Source data
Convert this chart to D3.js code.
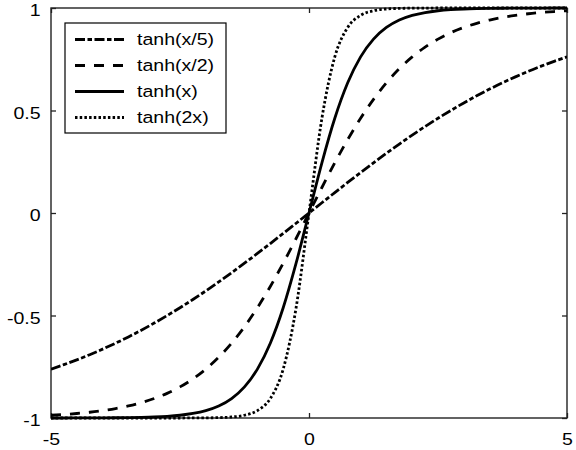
<!DOCTYPE html>
<html><head><meta charset="utf-8">
<script src="https://cdn.jsdelivr.net/npm/d3@7"></script>
<style>body{margin:0;background:#fff} text{font-family:"Liberation Sans",Arial,Helvetica,sans-serif}</style>
</head><body>
<svg id="c" width="576" height="450"></svg>
<script>
const xValues = [-5,-4.75,-4.5,-4.25,-4,-3.75,-3.5,-3.25,-3,-2.75,-2.5,-2.25,-2,-1.75,-1.5,-1.25,-1,-0.75,-0.5,-0.25,
  0,0.25,0.5,0.75,1,1.25,1.5,1.75,2,2.25,2.5,2.75,3,3.25,3.5,3.75,4,4.25,4.5,4.75,5];
const tanhX5 = [-0.7616,-0.7398,-0.7163,-0.6911,-0.6640,-0.6351,-0.6044,-0.5717,-0.5370,-0.5005,-0.4621,-0.4219,-0.3800,-0.3364,-0.2913,-0.2449,-0.1974,-0.1489,-0.0997,-0.0500,
  0,0.0500,0.0997,0.1489,0.1974,0.2449,0.2913,0.3364,0.3800,0.4219,0.4621,0.5005,0.5370,0.5717,0.6044,0.6351,0.6640,0.6911,0.7163,0.7398,0.7616];
const tanhX2 = [-0.9866,-0.9828,-0.9780,-0.9719,-0.9640,-0.9541,-0.9414,-0.9254,-0.9051,-0.8798,-0.8483,-0.8093,-0.7616,-0.7039,-0.6351,-0.5546,-0.4621,-0.3584,-0.2449,-0.1244,
  0,0.1244,0.2449,0.3584,0.4621,0.5546,0.6351,0.7039,0.7616,0.8093,0.8483,0.8798,0.9051,0.9254,0.9414,0.9541,0.9640,0.9719,0.9780,0.9828,0.9866];
const tanhX = [-0.9999,-0.9999,-0.9998,-0.9996,-0.9993,-0.9989,-0.9982,-0.9970,-0.9951,-0.9919,-0.9866,-0.9780,-0.9640,-0.9414,-0.9051,-0.8483,-0.7616,-0.6351,-0.4621,-0.2449,
  0,0.2449,0.4621,0.6351,0.7616,0.8483,0.9051,0.9414,0.9640,0.9780,0.9866,0.9919,0.9951,0.9970,0.9982,0.9989,0.9993,0.9996,0.9998,0.9999,0.9999];
const tanh2X = [-1,-1,-1,-1,-1,-1,-1,-1,-1,-1,-0.9999,-0.9998,-0.9993,-0.9982,-0.9951,-0.9866,-0.9640,-0.9051,-0.7616,-0.4621,
  0,0.4621,0.7616,0.9051,0.9640,0.9866,0.9951,0.9982,0.9993,0.9998,0.9999,1,1,1,1,1,1,1,1,1,1];
const seriesNames = ["tanh(x/5)","tanh(x/2)","tanh(x)","tanh(2x)"];
const xTicks = [-5,0,5];
const yTicks = [-1,-0.5,0,0.5,1];

const series = [
  {name: seriesNames[0], values: tanhX5, dash: "10,2.5,4.5,2.5"},
  {name: seriesNames[1], values: tanhX2, dash: "10,9"},
  {name: seriesNames[2], values: tanhX,  dash: null},
  {name: seriesNames[3], values: tanh2X, dash: "2.5,2.2"}
];

const svg = d3.select("#c");
const L = 51, R = 567, T = 8, B = 418;
const x = d3.scaleLinear().domain([-5,5]).range([L,R]);
const y = d3.scaleLinear().domain([-1,1]).range([B,T]);
const SX = 1.15;
const axisColor = "#222";

svg.append("defs").append("clipPath").attr("id","clip")
  .append("rect").attr("x",L).attr("y",T-2).attr("width",R-L).attr("height",B-T+4);

function styleAxis(g, showText) {
  g.select(".domain").remove();
  g.selectAll(".tick line").attr("stroke",axisColor).attr("stroke-width",1.3);
  g.selectAll(".tick text").attr("fill","#000").style("font-size","17px")
    .attr("transform",`scale(${SX},1)`);
  if (!showText) g.selectAll(".tick text").remove();
}

svg.append("g").attr("transform",`translate(0,${B})`)
  .call(d3.axisBottom(x).tickValues(xTicks).tickFormat(d=>String(d)).tickSizeInner(-5).tickSizeOuter(0).tickPadding(15))
  .call(g=>styleAxis(g,true));
svg.append("g").attr("transform",`translate(0,${T})`)
  .call(d3.axisTop(x).tickValues(xTicks).tickSizeInner(-5).tickSizeOuter(0))
  .call(g=>styleAxis(g,false));
svg.append("g").attr("transform",`translate(${L},0)`)
  .call(d3.axisLeft(y).tickValues(yTicks).tickFormat(d=>String(d)).tickSizeInner(-5).tickSizeOuter(0).tickPadding(9))
  .call(g=>styleAxis(g,true))
  .call(g=>g.selectAll(".tick text").attr("dy","0.46em"));
svg.append("g").attr("transform",`translate(${R},0)`)
  .call(d3.axisRight(y).tickValues(yTicks).tickSizeInner(-5).tickSizeOuter(0))
  .call(g=>styleAxis(g,false));

svg.append("rect").attr("x",L).attr("y",T).attr("width",R-L).attr("height",B-T)
  .attr("fill","none").attr("stroke",axisColor).attr("stroke-width",1.4);

const line = d3.line().x((d,i)=>x(xValues[i])).y(d=>y(d)).curve(d3.curveMonotoneX);

svg.append("g").attr("clip-path","url(#clip)")
  .selectAll("path").data(series).join("path")
  .attr("d", d=>line(d.values))
  .attr("fill","none").attr("stroke","#000").attr("stroke-width",2.8)
  .attr("stroke-dasharray", d=>d.dash);

// legend
const lg = svg.append("g");
lg.append("rect").attr("x",65).attr("y",23).attr("width",161).attr("height",110)
  .attr("fill","#fff").attr("stroke","#000").attr("stroke-width",1.2);
const rows = lg.selectAll("g.row").data(series).join("g").attr("class","row")
  .attr("transform",(d,i)=>`translate(0,${39.5 + i*26})`);
rows.append("line").attr("x1",75).attr("x2",124).attr("y1",0).attr("y2",0)
  .attr("stroke","#000").attr("stroke-width",2.8).attr("stroke-dasharray",d=>d.dash);
rows.append("text").attr("transform",`translate(137,0) scale(${SX},1)`)
  .attr("dy","0.35em").style("font-size","17px").attr("fill","#000").text(d=>d.name);
</script>
</body></html>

Task goal
Exclude every picture and copy the remaining data exactly.

The output
Convert this chart to D3.js code.
<!DOCTYPE html>
<html><head><meta charset="utf-8">
<script src="https://cdn.jsdelivr.net/npm/d3@7"></script>
<style>body{margin:0;background:#fff} text{font-family:"Liberation Sans",Arial,Helvetica,sans-serif}</style>
</head><body>
<svg id="c" width="576" height="450"></svg>
<script>
const xValues = [-5,-4.75,-4.5,-4.25,-4,-3.75,-3.5,-3.25,-3,-2.75,-2.5,-2.25,-2,-1.75,-1.5,-1.25,-1,-0.75,-0.5,-0.25,
  0,0.25,0.5,0.75,1,1.25,1.5,1.75,2,2.25,2.5,2.75,3,3.25,3.5,3.75,4,4.25,4.5,4.75,5];
const tanhX5 = [-0.7616,-0.7398,-0.7163,-0.6911,-0.6640,-0.6351,-0.6044,-0.5717,-0.5370,-0.5005,-0.4621,-0.4219,-0.3800,-0.3364,-0.2913,-0.2449,-0.1974,-0.1489,-0.0997,-0.0500,
  0,0.0500,0.0997,0.1489,0.1974,0.2449,0.2913,0.3364,0.3800,0.4219,0.4621,0.5005,0.5370,0.5717,0.6044,0.6351,0.6640,0.6911,0.7163,0.7398,0.7616];
const tanhX2 = [-0.9866,-0.9828,-0.9780,-0.9719,-0.9640,-0.9541,-0.9414,-0.9254,-0.9051,-0.8798,-0.8483,-0.8093,-0.7616,-0.7039,-0.6351,-0.5546,-0.4621,-0.3584,-0.2449,-0.1244,
  0,0.1244,0.2449,0.3584,0.4621,0.5546,0.6351,0.7039,0.7616,0.8093,0.8483,0.8798,0.9051,0.9254,0.9414,0.9541,0.9640,0.9719,0.9780,0.9828,0.9866];
const tanhX = [-0.9999,-0.9999,-0.9998,-0.9996,-0.9993,-0.9989,-0.9982,-0.9970,-0.9951,-0.9919,-0.9866,-0.9780,-0.9640,-0.9414,-0.9051,-0.8483,-0.7616,-0.6351,-0.4621,-0.2449,
  0,0.2449,0.4621,0.6351,0.7616,0.8483,0.9051,0.9414,0.9640,0.9780,0.9866,0.9919,0.9951,0.9970,0.9982,0.9989,0.9993,0.9996,0.9998,0.9999,0.9999];
const tanh2X = [-1,-1,-1,-1,-1,-1,-1,-1,-1,-1,-0.9999,-0.9998,-0.9993,-0.9982,-0.9951,-0.9866,-0.9640,-0.9051,-0.7616,-0.4621,
  0,0.4621,0.7616,0.9051,0.9640,0.9866,0.9951,0.9982,0.9993,0.9998,0.9999,1,1,1,1,1,1,1,1,1,1];
const seriesNames = ["tanh(x/5)","tanh(x/2)","tanh(x)","tanh(2x)"];
const xTicks = [-5,0,5];
const yTicks = [-1,-0.5,0,0.5,1];

const series = [
  {name: seriesNames[0], values: tanhX5, dash: "10,2.5,4.5,2.5"},
  {name: seriesNames[1], values: tanhX2, dash: "10,9"},
  {name: seriesNames[2], values: tanhX,  dash: null},
  {name: seriesNames[3], values: tanh2X, dash: "2.5,2.2"}
];

const svg = d3.select("#c");
const L = 51, R = 567, T = 8, B = 418;
const x = d3.scaleLinear().domain([-5,5]).range([L,R]);
const y = d3.scaleLinear().domain([-1,1]).range([B,T]);
const SX = 1.15;
const axisColor = "#222";

svg.append("defs").append("clipPath").attr("id","clip")
  .append("rect").attr("x",L).attr("y",T-2).attr("width",R-L).attr("height",B-T+4);

function styleAxis(g, showText) {
  g.select(".domain").remove();
  g.selectAll(".tick line").attr("stroke",axisColor).attr("stroke-width",1.3);
  g.selectAll(".tick text").attr("fill","#000").style("font-size","17px")
    .attr("transform",`scale(${SX},1)`);
  if (!showText) g.selectAll(".tick text").remove();
}

svg.append("g").attr("transform",`translate(0,${B})`)
  .call(d3.axisBottom(x).tickValues(xTicks).tickFormat(d=>String(d)).tickSizeInner(-5).tickSizeOuter(0).tickPadding(15))
  .call(g=>styleAxis(g,true));
svg.append("g").attr("transform",`translate(0,${T})`)
  .call(d3.axisTop(x).tickValues(xTicks).tickSizeInner(-5).tickSizeOuter(0))
  .call(g=>styleAxis(g,false));
svg.append("g").attr("transform",`translate(${L},0)`)
  .call(d3.axisLeft(y).tickValues(yTicks).tickFormat(d=>String(d)).tickSizeInner(-5).tickSizeOuter(0).tickPadding(9))
  .call(g=>styleAxis(g,true))
  .call(g=>g.selectAll(".tick text").attr("dy","0.46em"));
svg.append("g").attr("transform",`translate(${R},0)`)
  .call(d3.axisRight(y).tickValues(yTicks).tickSizeInner(-5).tickSizeOuter(0))
  .call(g=>styleAxis(g,false));

svg.append("rect").attr("x",L).attr("y",T).attr("width",R-L).attr("height",B-T)
  .attr("fill","none").attr("stroke",axisColor).attr("stroke-width",1.4);

const line = d3.line().x((d,i)=>x(xValues[i])).y(d=>y(d)).curve(d3.curveMonotoneX);

svg.append("g").attr("clip-path","url(#clip)")
  .selectAll("path").data(series).join("path")
  .attr("d", d=>line(d.values))
  .attr("fill","none").attr("stroke","#000").attr("stroke-width",2.8)
  .attr("stroke-dasharray", d=>d.dash);

// legend
const lg = svg.append("g");
lg.append("rect").attr("x",65).attr("y",23).attr("width",161).attr("height",110)
  .attr("fill","#fff").attr("stroke","#000").attr("stroke-width",1.2);
const rows = lg.selectAll("g.row").data(series).join("g").attr("class","row")
  .attr("transform",(d,i)=>`translate(0,${39.5 + i*26})`);
rows.append("line").attr("x1",75).attr("x2",124).attr("y1",0).attr("y2",0)
  .attr("stroke","#000").attr("stroke-width",2.8).attr("stroke-dasharray",d=>d.dash);
rows.append("text").attr("transform",`translate(137,0) scale(${SX},1)`)
  .attr("dy","0.35em").style("font-size","17px").attr("fill","#000").text(d=>d.name);
</script>
</body></html>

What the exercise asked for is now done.